Interventions for the management of fatigue in adults with a primary brain tumour


A primary brain tumour (PBT) is a cancer that began in the brain rather than spread from other parts of the body. Fatigue (tiredness) is common in people with a PBT. This may be due to the tumour, its treatment or to the use of other medicines such as antiepileptic drugs (which are used to treat epilepsy seizures). It may also occur with other symptoms such as sleep disturbance, thinking problems and emotional distress. Treatments to help manage fatigue may improve a person's quality of life, their ability to tolerate cancer treatment (which themselves are associated with fatigue), and their ability to carry out social and day-to-day activities.

Study characteristics

In March 2016, we searched five medical databases. We found one clinical trial that was eligible for inclusion; the trial investigated the medicine modafinil in 37 adults with PBT and high levels of fatigue. People in the study received six weeks of modafinil followed by a one-week washout period and six further weeks of placebo, or vice versa. The washout period aims to allow time for any effects of the first treatment to wear off before the new one gets started.

Key findings

The one included trial found no evidence of a difference between modafinil and placebo in treating fatigue. It is possible that this could be due to the trial not reaching its planned number of participants. Several other studies investigated the management of fatigue too, but in these studies high fatigue was not essential for participation. We do not currently know whether any treatments are effective in the management of people with PBT and high fatigue.

Quality of the evidence

With only one included trial, the overall quality of evidence was low. More high-quality studies are needed that enrol adults with BPT and high fatigue.

Authors' conclusions: 

There was insufficient evidence to draw reliable and generalisable conclusions regarding potential effectiveness or harm of any pharmacological or non-pharmacological treatments for fatigue in people with PBT. More research is needed on how best to treat people with brain tumours with high fatigue.

Read the full abstract...

Fatigue is a common and disabling symptom in people with a primary brain tumour (PBT). The effectiveness of interventions for treating clinically significant levels of fatigue in this population is unclear.
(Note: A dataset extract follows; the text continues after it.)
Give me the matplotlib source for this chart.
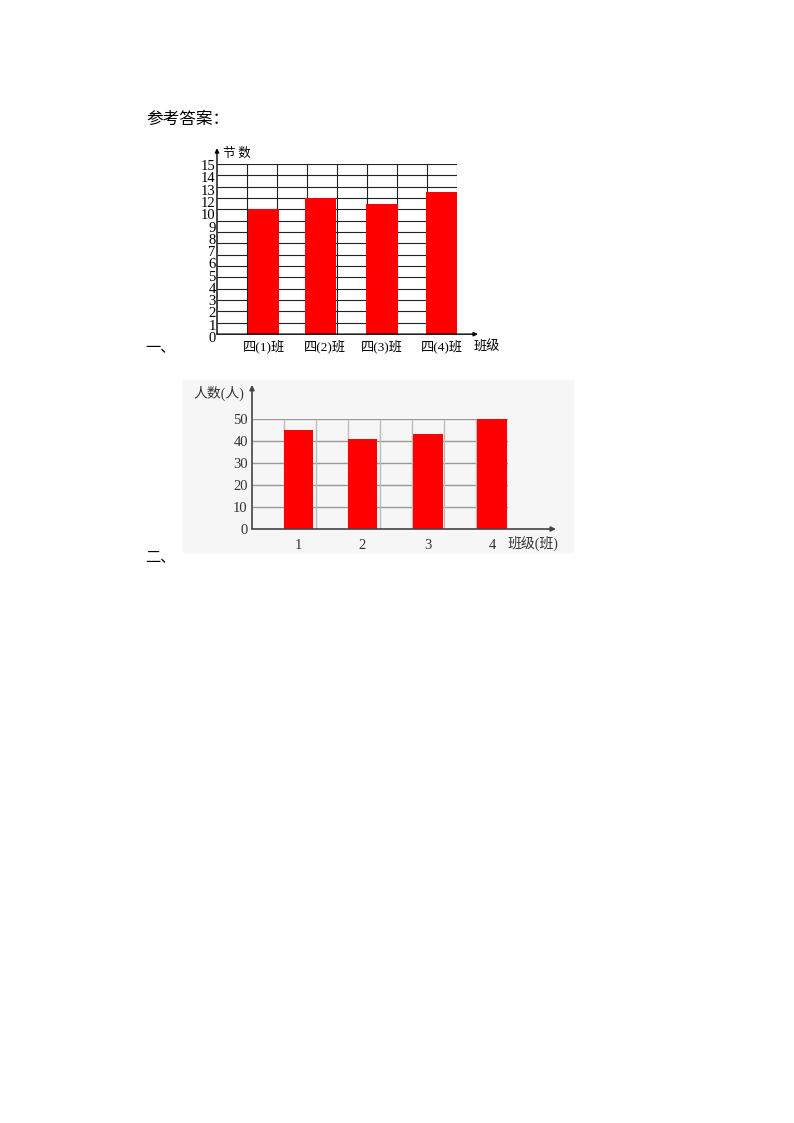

To assess the effectiveness and safety of pharmacological and non-pharmacological interventions for adults with PBT and high levels of fatigue.

Search strategy: 

In March 2016, we searched the Cochrane Register of Controlled Trials (CENTRAL), MEDLINE, PsycINFO and CINAHL and checked the reference lists of included studies. We also searched relevant conference proceedings, searched for ongoing trials via and contacted major co-operative groups with trials in this area.

Selection criteria: 

We included randomised controlled trials (RCTs) that investigated any pharmacological or non-pharmacological intervention in adults with PBT and fatigue, where fatigue was the primary outcome measure. We restricted inclusion specifically to studies that enrolled only participants with clinically significant levels of fatigue.

Data collection and analysis: 

Three review authors (JD, SYK, DC) independently evaluated search results, extracted data from selected studies and carried out a bias risk assessment. We extracted data on fatigue, cognition, mood, quality of life and adverse events outcomes.

Main results: 

We identified nine studies. We excluded eight of these as they did not restrict participation to people with high fatigue. The single eligible trial investigated the use of modafinil compared to placebo. Although this study found a significant improvement over time in the primary outcome of fatigue, the improvement occurred after both modafinil and placebo with no significant difference in response between the two groups. The included trial did not reach its planned recruitment target and therefore may not, in practice, have been adequately powered to detect a difference. The trial was at a low risk of bias across most areas. There was an unclear risk of bias related to the use of mean imputation because the investigators did not analyse the impact of imputation on the results.